■ Task objective ■
Below this line are records; write out exactly the lines from the one containing "Convert this chart" through the one containing "Serif Condensed', 'Liberation", with the pictures left out.

[Stored entries]
________________
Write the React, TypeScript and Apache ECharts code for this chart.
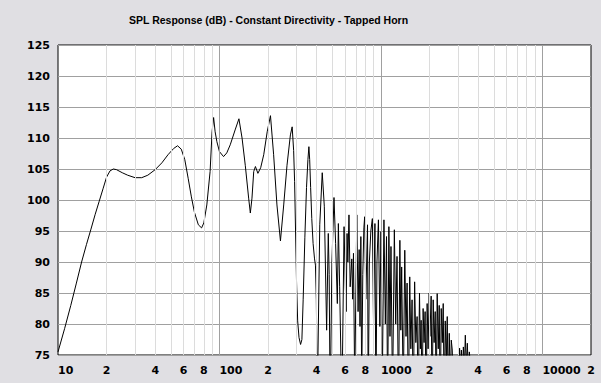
import React, { useEffect, useRef } from 'react';
import * as echarts from 'echarts';

const chartTitle = 'SPL Response (dB) - Constant Directivity - Tapped Horn';

// Frequency (Hz) of each sample of the response curve
const freq = [
  10, 11, 12, 13, 14, 15, 16, 17, 18, 19,
  20, 21, 22, 23, 25, 27, 30, 33, 36, 40,
  44, 48, 52, 55, 58, 61, 64, 67, 70, 74,
  77.5, 80, 83.5, 87.5, 90, 92, 94, 96.4, 100, 106,
  111, 116.6, 125, 132, 138, 144.5, 151.6, 155.3, 159, 163,
  167, 173, 180, 188, 197.5, 207, 216.5, 227, 238.6, 250,
  262, 275, 282, 288, 292, 296, 300, 305, 311, 318,
  324, 330, 338, 346, 353, 358, 362, 367, 373, 380,
  388, 393, 398, 404, 418, 433, 446, 461, 472, 478,
  485, 497, 512, 524, 537, 545, 555, 573, 591, 602,
  609, 617, 624, 634, 645, 660, 668, 676, 688, 709,
  722, 733, 742, 751, 760, 772, 784, 793, 806, 826,
  834, 848, 866, 885, 900, 918, 931, 945, 965, 985,
  1000, 1020, 1044, 1065, 1083, 1100, 1120, 1138, 1154, 1180,
  1211, 1235, 1258, 1285, 1310, 1328, 1344, 1375, 1405, 1430,
  1452, 1480, 1508, 1532, 1559, 1585, 1617, 1645, 1675, 1700,
  1733, 1755, 1774, 1800, 1825, 1850, 1878, 1905, 1933, 1960,
  1990, 2010, 2047, 2075, 2107, 2135, 2168, 2200, 2231, 2265,
  2296, 2330, 2363, 2400, 2431, 2465, 2502, 2540, 2575, 2610,
  2650, 2690, 2727, 2766, 2800, 2900, 3000, 3070, 3110, 3150,
  3200, 3240, 3290, 3332, 3380, 3429, 3480, 3528, 3600, 3630,
  3800,
];

// SPL (dB) at each frequency above
const spl = [
  75.5, 79.3, 83.0, 86.6, 90.0, 92.8, 95.3, 97.7, 99.8, 101.8,
  103.7, 104.7, 105.0, 104.9, 104.4, 104.0, 103.6, 103.6, 104.0, 104.9,
  106.0, 107.3, 108.3, 108.75, 108.2, 106.5, 103.5, 100.5, 98.0, 96.0,
  95.5, 96.3, 99.2, 104.6, 111.0, 113.3, 111.0, 109.4, 107.8, 107.0,
  107.6, 108.9, 111.3, 113.1, 110.0, 105.6, 100.3, 97.9, 100.3, 104.6,
  105.4, 104.3, 105.2, 107.3, 111.0, 113.6, 107.3, 99.2, 93.4, 99.2,
  105.6, 110.5, 111.8, 108.0, 103.0, 95.0, 87.0, 80.5, 77.8, 76.7,
  77.5, 84.0, 94.0, 102.0, 106.5, 108.6, 106.5, 102.0, 97.0, 93.0,
  90.5, 89.5, 84.0, 68, 96, 104.4, 99, 79, 94.6, 88,
  66, 90, 100.4, 93, 83.3, 96.2, 86, 66, 95.7, 86,
  82, 94.6, 90, 97.6, 86, 90.5, 84, 91.4, 70, 97.6,
  82, 92, 79.6, 94.1, 70, 88, 95.5, 97.3, 84, 96.0,
  66, 90, 95.0, 97.0, 80, 96.2, 66, 90, 96.8, 79.6,
  94.9, 70, 96.8, 80, 94.1, 66, 95.7, 78, 92.5, 68,
  95.2, 80, 90.9, 66, 93.5, 79, 89.2, 68, 91.9, 78,
  86.6, 66, 87.6, 76, 83.9, 66, 86.8, 77, 81.2, 66,
  85.0, 76, 80.6, 66, 82.5, 77, 82.0, 66, 83.3, 76,
  85.0, 78, 84.5, 66, 83.9, 77, 82.0, 68, 84.9, 76,
  83.0, 66, 82.5, 77, 83.3, 66, 80.5, 74, 81.2, 68,
  78.5, 70, 77.4, 75.8, 70, 68, 70, 76.1, 72, 75.8,
  72, 76.3, 73, 78.2, 73, 76.9, 72, 75.5, 73, 70,
  60,
];

const yMin = 75;
const yMax = 125;
const yStep = 5;
const xMin = 10;
const xMax = 20000;

const minorLines = [
  20, 30, 40, 50, 60, 70, 80, 90,
  200, 300, 400, 500, 600, 700, 800, 900,
  2000, 3000, 4000, 5000, 6000, 7000, 8000, 9000,
];
const decadeLines = [100, 1000, 10000];
const xTickValues = [10, 20, 40, 60, 80, 100, 200, 400, 600, 800, 1000, 2000, 4000, 6000, 8000, 10000, 20000];
const xTickLabels = ['10', '2', '4', '6', '8', '100', '2', '4', '6', '8', '1000', '2', '4', '6', '8', '10000', '2'];

export default function App() {
  const ref = useRef<HTMLDivElement>(null);
  useEffect(() => {
    const chart = echarts.init(ref.current!, null, { renderer: 'svg' });
    const labelFont = { fontFamily: 'DejaVu Sans', fontWeight: 'bold' as const, fontSize: 11, color: '#000' };
    const gridLineData: any[] = [
      ...minorLines.map((v) => ({ xAxis: v, lineStyle: { color: '#dcdcdc', width: 1, type: 'solid' }, label: { show: false } })),
      ...decadeLines.map((v) => ({ xAxis: v, lineStyle: { color: '#a0a0a0', width: 1, type: 'solid' }, label: { show: false } })),
    ];
    const tickLabelData: any[] = xTickValues.map((v, i) => ({
      xAxis: v,
      lineStyle: { color: 'rgba(0,0,0,0)', width: 1, type: 'solid' },
      label: {
        show: true,
        position: 'start',
        distance: 10,
        formatter: xTickLabels[i],
        align: xTickLabels[i].length > 1 ? 'left' : 'center',
        ...labelFont,
      },
    }));
    chart.setOption({
      animation: false,
      backgroundColor: '#e0dfe3',
      title: {
        text: chartTitle,
        left: 129,
        top: 14,
        padding: 0,
        textStyle: {
          fontFamily: "'Liberation Sans', Arial, sans-serif",
          fontWeight: 'bold',
          fontSize: 10.5,
          color: '#000',
        },
      },
      grid: {
        left: 58,
        right: 10,
        top: 45,
        bottom: 28,
        show: true,
        backgroundColor: '#ffffff',
        borderColor: '#000000',
        borderWidth: 1,
      },
      xAxis: {
        type: 'log',
        logBase: 10,
        min: xMin,
        max: xMax,
        axisLine: { show: false },
        axisTick: { show: false },
        axisLabel: { show: false },
        splitLine: { show: false },
      },
      yAxis: {
        type: 'value',
        min: yMin,
        max: yMax,
        interval: yStep,
        axisLine: { show: false },
        axisTick: { show: false },
        axisLabel: { ...labelFont, margin: 8 },
        splitLine: { lineStyle: { color: '#a0a0a0', width: 1 } },
      },
      series: [
        {
          type: 'line',
          z: 1,
          silent: true,
          data: [[xMin, yMin]],
          symbol: 'none',
          lineStyle: { color: 'rgba(0,0,0,0)' },
          markLine: {
            silent: true,
            symbol: ['none', 'none'],
            animation: false,
            data: [...gridLineData, ...tickLabelData],
          },
        },
        {
          type: 'line',
          z: 2,
          silent: true,
          data: freq.map((f, i) => [f, spl[i]]),
          symbol: 'none',
          showSymbol: false,
          clip: true,
          lineStyle: { color: '#000', width: 1 },
        },
      ],
    });
    return () => chart.dispose();
  }, []);
  return <div ref={ref} style={{ position: 'absolute', left: 0, top: 0, width: 601, height: 383 }} />;
}
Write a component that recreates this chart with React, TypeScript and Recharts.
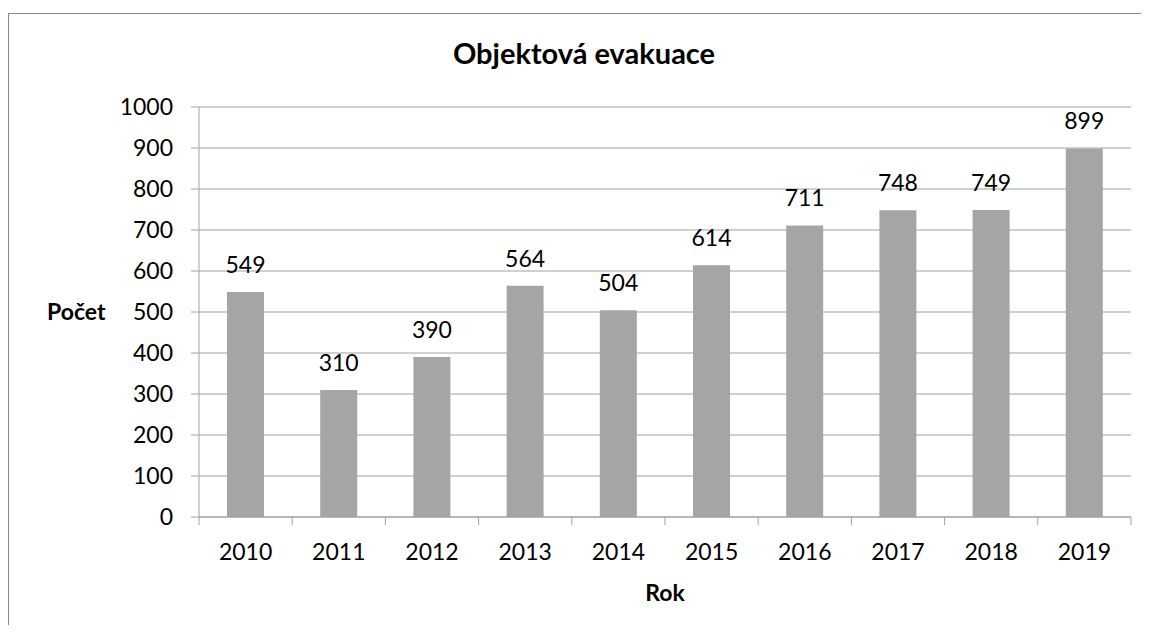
import { BarChart, Bar, XAxis, YAxis, CartesianGrid, LabelList } from 'recharts';

const years = ['2010', '2011', '2012', '2013', '2014', '2015', '2016', '2017', '2018', '2019'];
const counts = [549, 310, 390, 564, 504, 614, 711, 748, 749, 899];
const yTicks = [0, 100, 200, 300, 400, 500, 600, 700, 800, 900, 1000];

const data = years.map((rok, i) => ({ rok, pocet: counts[i] }));

const font = 'Lato, "Open Sans", sans-serif';
const gridColor = '#a0a0a0';
const frameColor = '#888';

// category label plus Excel-style tick marks on the category boundaries
const YearTick = (props: any) => {
    const { x, y, payload, index, width, visibleTicksCount } = props;
    const n = visibleTicksCount || years.length;
    const band = (width || 932) / n;
    const axisY = y - 27;
    const left = x - band / 2;
    const right = x + band / 2;
    return (
        <g>
            <line x1={left} y1={axisY} x2={left} y2={axisY + 8} stroke={gridColor} />
            {index === n - 1 && <line x1={right} y1={axisY} x2={right} y2={axisY + 8} stroke={gridColor} />}
            <text x={x} y={y} dy="0.71em" textAnchor="middle" fill="#000" fontSize={23} fontFamily={font}>
                {payload.value}
            </text>
        </g>
    );
};

export default function App() {
    return (
        <div style={{ position: 'relative', marginTop: 5, width: 1141, height: 612, fontFamily: font }}>
            {/* outer chart frame: only the left and top edges are in view */}
            <div style={{ position: 'absolute', left: 0, top: 0, width: 1141, height: 1, background: frameColor }} />
            <div style={{ position: 'absolute', left: 0, top: 0, width: 1, height: 612, background: frameColor }} />
            <div style={{ position: 'absolute', left: 276, top: 25, width: 600, textAlign: 'center', fontSize: 29, lineHeight: '29px', fontWeight: 700, color: '#000' }}>
                Objektová evakuace
            </div>
            <div style={{ position: 'absolute', left: 39, top: 287, fontSize: 23, lineHeight: '23px', fontWeight: 700, color: '#000' }}>
                Počet
            </div>
            <div style={{ position: 'absolute', left: 607, top: 568, width: 100, textAlign: 'center', fontSize: 23, lineHeight: '23px', fontWeight: 700, color: '#000' }}>
                Rok
            </div>
            <div style={{ position: 'absolute', left: 1, top: 1 }}>
                <BarChart width={1131} height={611} data={data} margin={{ top: 93, right: 9, left: 110, bottom: 68 }}>
                    <CartesianGrid vertical={false} stroke={gridColor} />
                    <XAxis
                        dataKey="rok"
                        height={40}
                        axisLine={{ stroke: gridColor }}
                        tickLine={false}
                        tickSize={0}
                        tickMargin={27}
                        interval={0}
                        tick={<YearTick />}
                    />
                    <YAxis
                        width={80}
                        domain={[0, 1000]}
                        ticks={yTicks}
                        interval={0}
                        axisLine={{ stroke: gridColor }}
                        tickLine={{ stroke: gridColor }}
                        tickSize={8}
                        tickMargin={18}
                        tick={{ fill: '#000', fontSize: 23, fontFamily: font }}
                    />
                    <Bar dataKey="pocet" fill="#a5a5a5" barSize={37} isAnimationActive={false}>
                        <LabelList dataKey="pocet" position="top" offset={19} fill="#000" fontSize={23} fontFamily={font} />
                    </Bar>
                </BarChart>
            </div>
        </div>
    );
}
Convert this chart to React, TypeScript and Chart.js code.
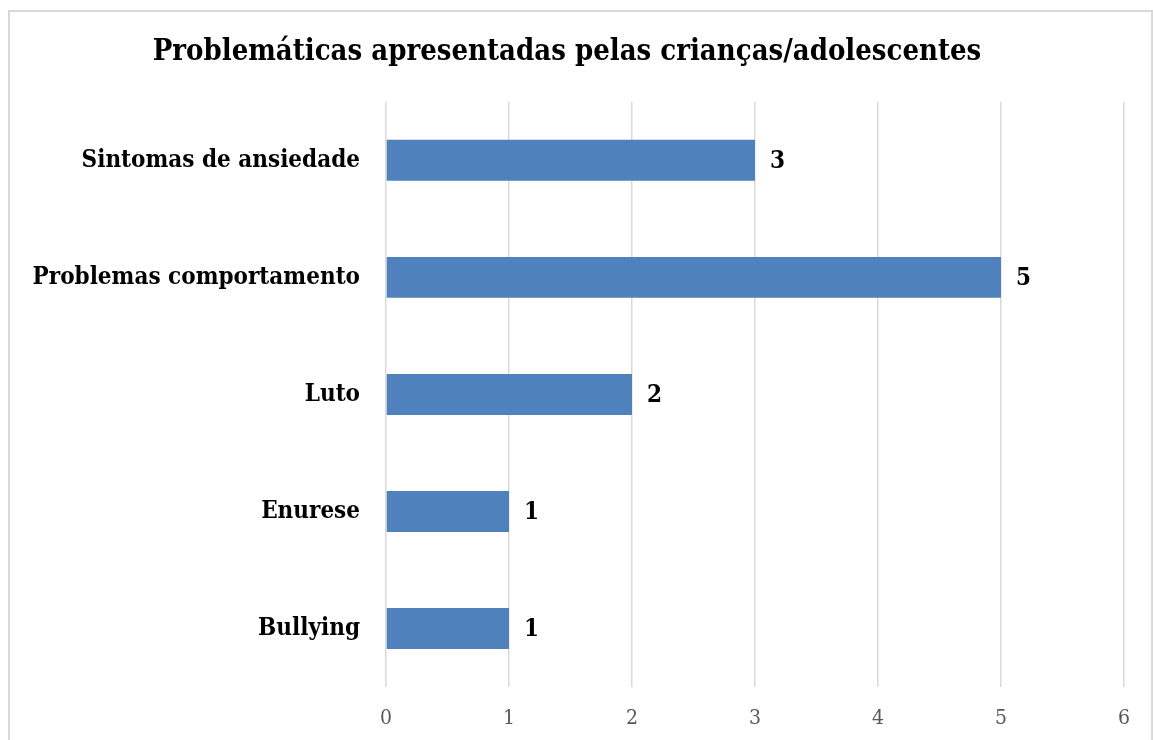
import React, { useEffect, useRef } from "react";
import { Chart, registerables } from "chart.js";

Chart.register(...registerables);

const titleText = "Problemáticas apresentadas pelas crianças/adolescentes";
const categories = [
  "Sintomas de ansiedade",
  "Problemas comportamento",
  "Luto",
  "Enurese",
  "Bullying",
];
const values = [3, 5, 2, 1, 1];
const xMin = 0;
const xMax = 6;

const FONT = "'DejaVu Serif Condensed', 'Liberation Serif', serif";

const valueLabels = {
  id: "valueLabels",
  afterDatasetsDraw(chart: any) {
    const ctx = chart.ctx;
    const meta = chart.getDatasetMeta(0);
    ctx.save();
    ctx.font = `bold 24px ${FONT}`;
    ctx.fillStyle = "#000000";
    ctx.textAlign = "left";
    ctx.textBaseline = "middle";
    meta.data.forEach((bar: any, i: number) => {
      ctx.fillText(String(values[i]), bar.x + 15, bar.y + 1);
    });
    ctx.restore();
  },
};

export default function App() {
  const ref = useRef<HTMLCanvasElement | null>(null);
  useEffect(() => {
    if (!ref.current) return;
    const chart = new Chart(ref.current, {
      type: "bar",
      data: {
        labels: categories,
        datasets: [
          {
            data: values,
            backgroundColor: "#4f81bd",
            borderWidth: 0,
            categoryPercentage: 1,
            barPercentage: 0.35,
          },
        ],
      },
      options: {
        indexAxis: "y",
        animation: false,
        responsive: false,
        maintainAspectRatio: false,
        layout: { padding: { left: 0, right: 27, top: 0, bottom: 0 } },
        plugins: {
          legend: { display: false },
          tooltip: { enabled: false },
          title: {
            display: true,
            text: titleText,
            color: "#000000",
            font: { family: FONT, size: 29, weight: "bold", lineHeight: 1.2 },
            padding: { top: 23, bottom: 32 },
          },
        },
        scales: {
          x: {
            min: xMin,
            max: xMax,
            ticks: {
              stepSize: 1,
              color: "#595959",
              font: { family: FONT, size: 21 },
              padding: 19,
            },
            grid: { color: "#d9d9d9", lineWidth: 1.5, drawTicks: false },
            border: { display: false },
            afterFit(scale: any) {
              scale.height = 53;
            },
          },
          y: {
            ticks: {
              color: "#000000",
              font: { family: FONT, size: 24, weight: "bold" },
              padding: 26,
            },
            grid: { display: false, drawTicks: false },
            border: { display: false },
            afterFit(scale: any) {
              scale.width = 376;
            },
          },
        },
      },
      plugins: [valueLabels],
    });
    return () => chart.destroy();
  }, []);

  return (
    <div
      style={{
        position: "absolute",
        left: 8,
        top: 10,
        width: 1145,
        height: 740,
        boxSizing: "border-box",
        border: "2px solid #d9d9d9",
        background: "#ffffff",
      }}
    >
      <canvas ref={ref} width={1141} height={728} style={{ display: "block" }} />
    </div>
  );
}
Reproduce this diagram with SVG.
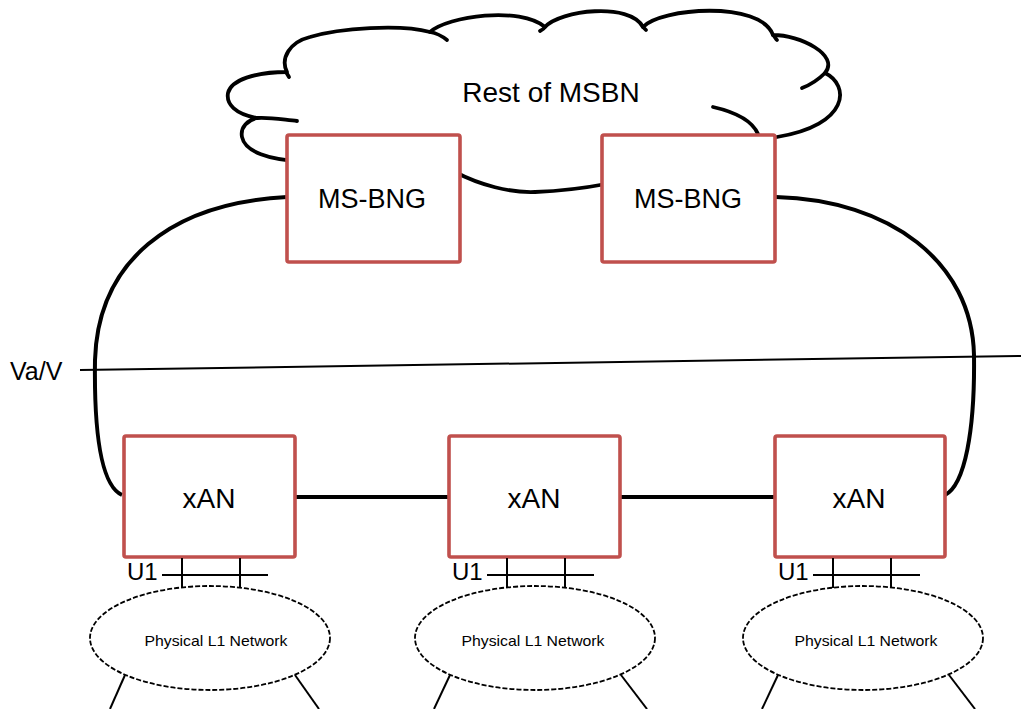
________________
■ Full answer ■
Convert this chart to React, TypeScript and Chart.js code.
import React, { useEffect, useRef } from "react";
import { Chart, registerables } from "chart.js";

Chart.register(...registerables);

const titleText = "Problemáticas apresentadas pelas crianças/adolescentes";
const categories = [
  "Sintomas de ansiedade",
  "Problemas comportamento",
  "Luto",
  "Enurese",
  "Bullying",
];
const values = [3, 5, 2, 1, 1];
const xMin = 0;
const xMax = 6;

const FONT = "'DejaVu Serif Condensed', 'Liberation Serif', serif";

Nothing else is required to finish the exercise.